На первом дыхании (сборник) - стр. 32
А первая пояснила:
– Мы давим ей из зерен сок. Пить гораздо легче, чем есть.
– Я и вам куплю, – сказал я, моментально загораясь и чувствуя, что я добрый и что я все могу.
– Не надо. Что вы!
– Куплю.
– А знаете, Галя ведь ничегошеньки не ела. А утром вдруг взяла икорки и на хлеб мажет…
– У нее всегда был хороший вкус.
Они засмеялись.
– Ой! – вскрикнула одна. – Врач.
– Гальке кланяйтесь.
– Да, да. Обязательно.
Они убежали.
Сначала он показался в глубине коридора, а теперь проходил мимо меня. Хирург. Он же – их лечащий врач.
Я рассматривал человека, который будет оперировать Гальку. Потому что оперировать будет именно он – это мне уже сказали. Я рассматривал его боязливо и с некоторой долей мистики. Лет тридцати. Молодой. Длинный и, видно, застенчивый. И шел как-то боком. Руки, конечно, как у громилы. Здоровенные. И русые небольшие усы. Усач.
Через час я наконец решился. Вошел. Галька увидела меня – я сел, – глаза ее стали наполняться слезами.
Я сидел совсем близко. Мне было не по себе. Я опять подумал, что отчасти из-за меня ее сшибло. Потому что из-за меня она была нервная, там, на дороге, рассеянная была.
Она протянула руку. Достала до моей головы – погладила. Губы ее подрагивали.
– Боюсь, – сказала она. Очень тихо сказала. Об операции. Рука у нее была ласковая и совершенно обессиленная. – Боюсь, – повторила она. И по щекам текли слезы.
Я еле вынес все это. Я ушел и, переходя дорогу за больницей, сам едва не попал под автобус. Скрипнули тормоза, я хотел отскочить – и не смог, не получилось.
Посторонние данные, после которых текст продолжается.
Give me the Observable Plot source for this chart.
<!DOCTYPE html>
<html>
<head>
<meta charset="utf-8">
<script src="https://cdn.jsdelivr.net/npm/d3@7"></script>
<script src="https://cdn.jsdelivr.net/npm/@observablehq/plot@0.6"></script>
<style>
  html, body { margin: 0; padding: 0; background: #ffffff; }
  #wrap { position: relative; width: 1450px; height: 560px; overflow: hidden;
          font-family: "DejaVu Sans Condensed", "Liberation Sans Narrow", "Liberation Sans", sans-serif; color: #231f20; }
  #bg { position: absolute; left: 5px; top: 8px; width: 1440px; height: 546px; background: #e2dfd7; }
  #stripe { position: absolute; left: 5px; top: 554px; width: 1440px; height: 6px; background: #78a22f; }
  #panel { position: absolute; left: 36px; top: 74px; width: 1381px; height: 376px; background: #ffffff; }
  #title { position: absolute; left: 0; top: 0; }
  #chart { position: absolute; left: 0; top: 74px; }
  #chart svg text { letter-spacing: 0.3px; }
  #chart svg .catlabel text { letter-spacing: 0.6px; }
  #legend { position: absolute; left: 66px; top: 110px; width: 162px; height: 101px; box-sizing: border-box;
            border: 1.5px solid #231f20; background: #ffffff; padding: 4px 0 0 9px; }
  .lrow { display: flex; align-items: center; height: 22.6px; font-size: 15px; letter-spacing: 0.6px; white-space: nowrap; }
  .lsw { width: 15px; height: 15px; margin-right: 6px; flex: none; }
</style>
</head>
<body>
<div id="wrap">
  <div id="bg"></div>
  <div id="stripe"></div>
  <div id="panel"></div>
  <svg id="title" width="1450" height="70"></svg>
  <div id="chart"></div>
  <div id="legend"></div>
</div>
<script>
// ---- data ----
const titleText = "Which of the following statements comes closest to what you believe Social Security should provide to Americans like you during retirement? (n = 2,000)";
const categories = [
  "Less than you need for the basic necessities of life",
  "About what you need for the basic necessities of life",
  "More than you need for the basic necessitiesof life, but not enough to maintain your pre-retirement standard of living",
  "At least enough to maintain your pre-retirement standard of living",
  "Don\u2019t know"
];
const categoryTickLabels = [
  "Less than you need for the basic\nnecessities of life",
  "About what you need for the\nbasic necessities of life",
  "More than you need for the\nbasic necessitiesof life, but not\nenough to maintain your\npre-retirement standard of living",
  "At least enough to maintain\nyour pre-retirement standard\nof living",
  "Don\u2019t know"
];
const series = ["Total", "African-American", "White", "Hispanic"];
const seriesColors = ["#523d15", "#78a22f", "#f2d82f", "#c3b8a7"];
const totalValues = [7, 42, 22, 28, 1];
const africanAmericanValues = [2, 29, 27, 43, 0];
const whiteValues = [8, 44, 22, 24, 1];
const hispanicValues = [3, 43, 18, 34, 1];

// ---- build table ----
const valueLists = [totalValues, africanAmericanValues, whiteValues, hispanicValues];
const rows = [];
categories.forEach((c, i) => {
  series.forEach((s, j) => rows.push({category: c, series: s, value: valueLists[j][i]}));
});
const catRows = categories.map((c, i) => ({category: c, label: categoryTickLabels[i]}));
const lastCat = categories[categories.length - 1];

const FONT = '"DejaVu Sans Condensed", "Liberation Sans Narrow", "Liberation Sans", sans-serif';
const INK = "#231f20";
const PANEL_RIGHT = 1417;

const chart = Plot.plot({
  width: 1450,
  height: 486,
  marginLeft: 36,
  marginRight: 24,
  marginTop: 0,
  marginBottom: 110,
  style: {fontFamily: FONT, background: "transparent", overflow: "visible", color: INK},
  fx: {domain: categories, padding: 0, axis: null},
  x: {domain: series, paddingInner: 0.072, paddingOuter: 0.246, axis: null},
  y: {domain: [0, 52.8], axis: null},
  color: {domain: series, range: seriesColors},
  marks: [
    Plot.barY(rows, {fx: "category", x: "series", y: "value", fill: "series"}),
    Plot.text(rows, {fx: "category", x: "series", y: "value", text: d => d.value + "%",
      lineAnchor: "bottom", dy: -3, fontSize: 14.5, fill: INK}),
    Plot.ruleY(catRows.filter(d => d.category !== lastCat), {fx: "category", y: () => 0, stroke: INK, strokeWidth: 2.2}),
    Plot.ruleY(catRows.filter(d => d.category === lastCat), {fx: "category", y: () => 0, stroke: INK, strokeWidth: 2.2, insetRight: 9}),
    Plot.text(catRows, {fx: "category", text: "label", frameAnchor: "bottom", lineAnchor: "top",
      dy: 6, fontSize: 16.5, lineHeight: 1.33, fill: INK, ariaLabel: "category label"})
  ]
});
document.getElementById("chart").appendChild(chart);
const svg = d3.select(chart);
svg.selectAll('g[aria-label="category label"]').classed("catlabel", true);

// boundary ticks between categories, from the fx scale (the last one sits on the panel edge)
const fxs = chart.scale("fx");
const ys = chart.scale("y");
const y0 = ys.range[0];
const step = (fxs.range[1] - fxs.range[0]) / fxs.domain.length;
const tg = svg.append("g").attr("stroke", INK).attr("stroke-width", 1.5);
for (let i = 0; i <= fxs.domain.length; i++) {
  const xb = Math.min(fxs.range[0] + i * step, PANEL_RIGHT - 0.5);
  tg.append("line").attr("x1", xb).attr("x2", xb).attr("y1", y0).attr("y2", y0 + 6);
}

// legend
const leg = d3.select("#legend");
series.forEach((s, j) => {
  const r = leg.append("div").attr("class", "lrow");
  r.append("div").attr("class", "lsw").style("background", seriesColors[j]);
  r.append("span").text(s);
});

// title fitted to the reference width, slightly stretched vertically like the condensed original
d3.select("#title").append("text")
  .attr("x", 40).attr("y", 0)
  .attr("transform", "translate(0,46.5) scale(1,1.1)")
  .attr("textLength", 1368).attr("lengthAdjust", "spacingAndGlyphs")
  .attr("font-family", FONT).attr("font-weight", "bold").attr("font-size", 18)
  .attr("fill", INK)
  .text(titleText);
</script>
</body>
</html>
Колесом мне переехало ботинок. Самый носок. Ботинку хоть бы что, выдержал перегрузки и не поморщился. Дома я увидел, что большой палец ноги стал синим и огромным. Но обошлось.
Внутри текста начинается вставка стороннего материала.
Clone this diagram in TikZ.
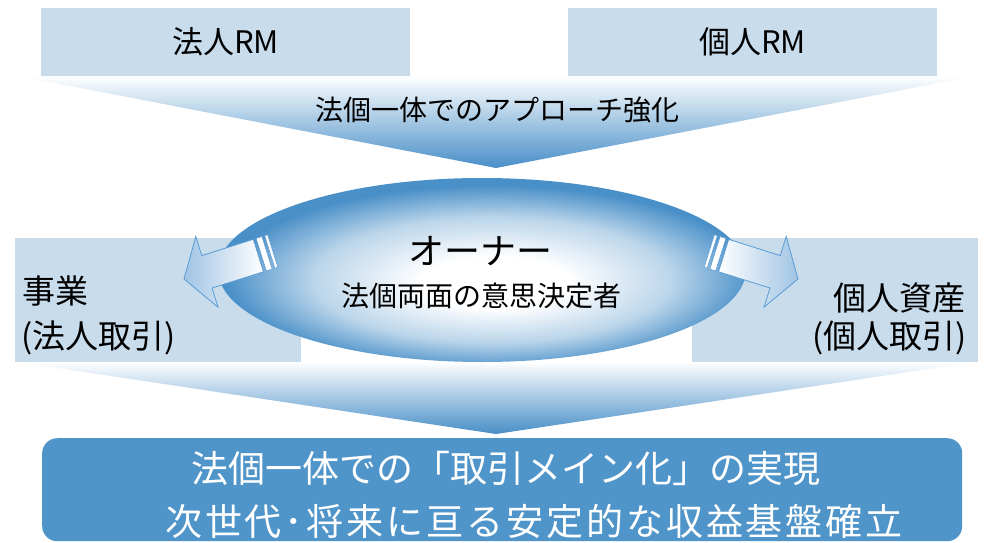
\documentclass[tikz,border=0pt]{standalone}
\usepackage{fontspec}
\setmainfont{Noto Sans CJK JP}
\usetikzlibrary{shapes.geometric}
\definecolor{boxlight}{RGB}{200,220,236}
\definecolor{eblue}{RGB}{74,144,200}
\definecolor{botblue}{RGB}{80,149,201}
\definecolor{fblue}{RGB}{72,142,199}
\definecolor{arrline}{RGB}{90,155,212}
\definecolor{arrtip}{RGB}{160,196,228}
\colorlet{elight}{eblue!38!white}
\pgfdeclareradialshading{ellsh}{\pgfpoint{1.5bp}{-4bp}}{color(0bp)=(white); color(7bp)=(white); color(17bp)=(elight); color(25bp)=(eblue); color(50bp)=(eblue)}
\begin{document}
\begin{tikzpicture}[x=1pt,y=-1pt,
  lightbox/.style={fill=boxlight, draw=none, inner sep=0pt, anchor=north west},
  jp/.style={font=\fontsize{#1}{#1}\selectfont, inner sep=0pt},
  funnel/.style={top color=white, middle color=fblue!35!white, bottom color=fblue, draw=none},
  arrbodyL/.style={left color=arrtip, right color=white, draw=arrline, line width=0.8pt, line join=miter},
  arrbodyR/.style={left color=white, right color=arrtip, draw=arrline, line width=0.8pt, line join=miter},
  stripe/.style={fill=white, draw=arrline, line width=0.5pt}]
\useasboundingbox (0,0) rectangle (993,543);
\fill[white] (0,0) rectangle (993,543);

% top funnel
\coordinate (tfL) at (18,76);
\coordinate (tfR) at (975,76);
\coordinate (tfA) at (496,168);
\path[funnel] (tfL) -- (tfR) -- (tfA) -- cycle;

% bottom funnel
\coordinate (bfL) at (18,362);
\coordinate (bfR) at (975,362);
\coordinate (bfA) at (496,434);
\path[funnel] (bfL) -- (bfR) -- (bfA) -- cycle;

% top boxes
\node[lightbox, minimum width=369pt, minimum height=68pt, jp=31pt] (corpRM) at (41,8) {法人RM};
\node[lightbox, minimum width=369pt, minimum height=68pt, jp=31pt] (indRM) at (568,8) {個人RM};
\node[jp=28pt] (approach) at (497,110) {法個一体でのアプローチ強化};

% middle boxes
\node[lightbox, minimum width=286pt, minimum height=124pt] (biz) at (15,238) {};
\node[lightbox, minimum width=286pt, minimum height=124pt] (per) at (692,238) {};
\node[jp=33pt, anchor=west] (bizA) at (22,291) {事業};
\node[jp=33pt, anchor=west] (bizB) at (21,338) {(法人取引)};
\node[jp=33pt, anchor=east] (perA) at (966,298) {個人資産};
\node[jp=33pt, anchor=east] (perB) at (967,338) {(個人取引)};

% owner ellipse
\node[ellipse, shade, shading=ellsh, draw=none, inner sep=0pt, minimum width=528pt, minimum height=184pt] (owner) at (482,270) {};
\node[jp=36pt] (ownerA) at (480,251) {オーナー};
\node[jp=28pt] (ownerB) at (481,296) {法個両面の意思決定者};

% left striped arrow
\path[arrbodyL] (184,279) -- (195.8,236.5) -- (201.8,255.6) -- (253.3,239.3) -- (263.5,271.8) -- (212.0,288.0) -- (218.0,307.1) -- cycle;
\path[stripe] (256.1,238.4) -- (261.9,236.6) -- (272.1,269.1) -- (266.4,270.9) -- cycle;
\path[stripe] (264.7,235.7) -- (267.6,234.8) -- (277.8,267.2) -- (274.9,268.2) -- cycle;

% right striped arrow
\path[arrbodyR] (798,279) -- (786.2,236.5) -- (780.2,255.6) -- (728.7,239.3) -- (718.5,271.8) -- (770.0,288.0) -- (764.0,307.1) -- cycle;
\path[stripe] (725.9,238.4) -- (720.1,236.6) -- (709.9,269.1) -- (715.6,270.9) -- cycle;
\path[stripe] (717.3,235.7) -- (714.4,234.8) -- (704.2,267.2) -- (707.1,268.2) -- cycle;

% result box
\node[fill=botblue, draw=none, rounded corners=15pt, inner sep=0pt, anchor=north west, minimum width=920pt, minimum height=103pt] (result) at (42,438) {};
\node[jp=37pt, text=white] (resA) at (506,468) {法個一体での「取引メイン化」の実現};
\node[jp=37pt, text=white] (resB) at (534,521) {\addfontfeature{LetterSpace=8}次世代･将来に亘る安定的な収益基盤確立};
\end{tikzpicture}
\end{document}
У меня уже не хватало сил ждать.
Район, где я теперь обитал, был для меня незнакомый – на углу булочная. И там же кондитерский отдел. И там же продавщица Зина.
Сесть, конечно, негде, только столики. Но кофе отменный. Зина присматривалась ко мне, как ко всякому новенькому. А на меня как раз нашло нечто – волна вежливости и какой-то особой предупредительности. Я сам по себе не был таким вежливым. Но мог быть таким. Обычно это вдруг находило на меня. Как грусть. Или как радость.
– Люблю вежливых молодых людей, – отметила вслух Зина, убирая чашки.
Это было персонально мне, и избалован я таким словом не был. Я даже порозовел. А она улыбнулась, как одержавшая крупную победу.
Было ей лет тридцать, лет на пять меня старше. Толстушка. И к этому в придачу невысокий рост. Кубик. И было видно, что она из тех, кому в жизни везет не очень. А любви хочется. Очень.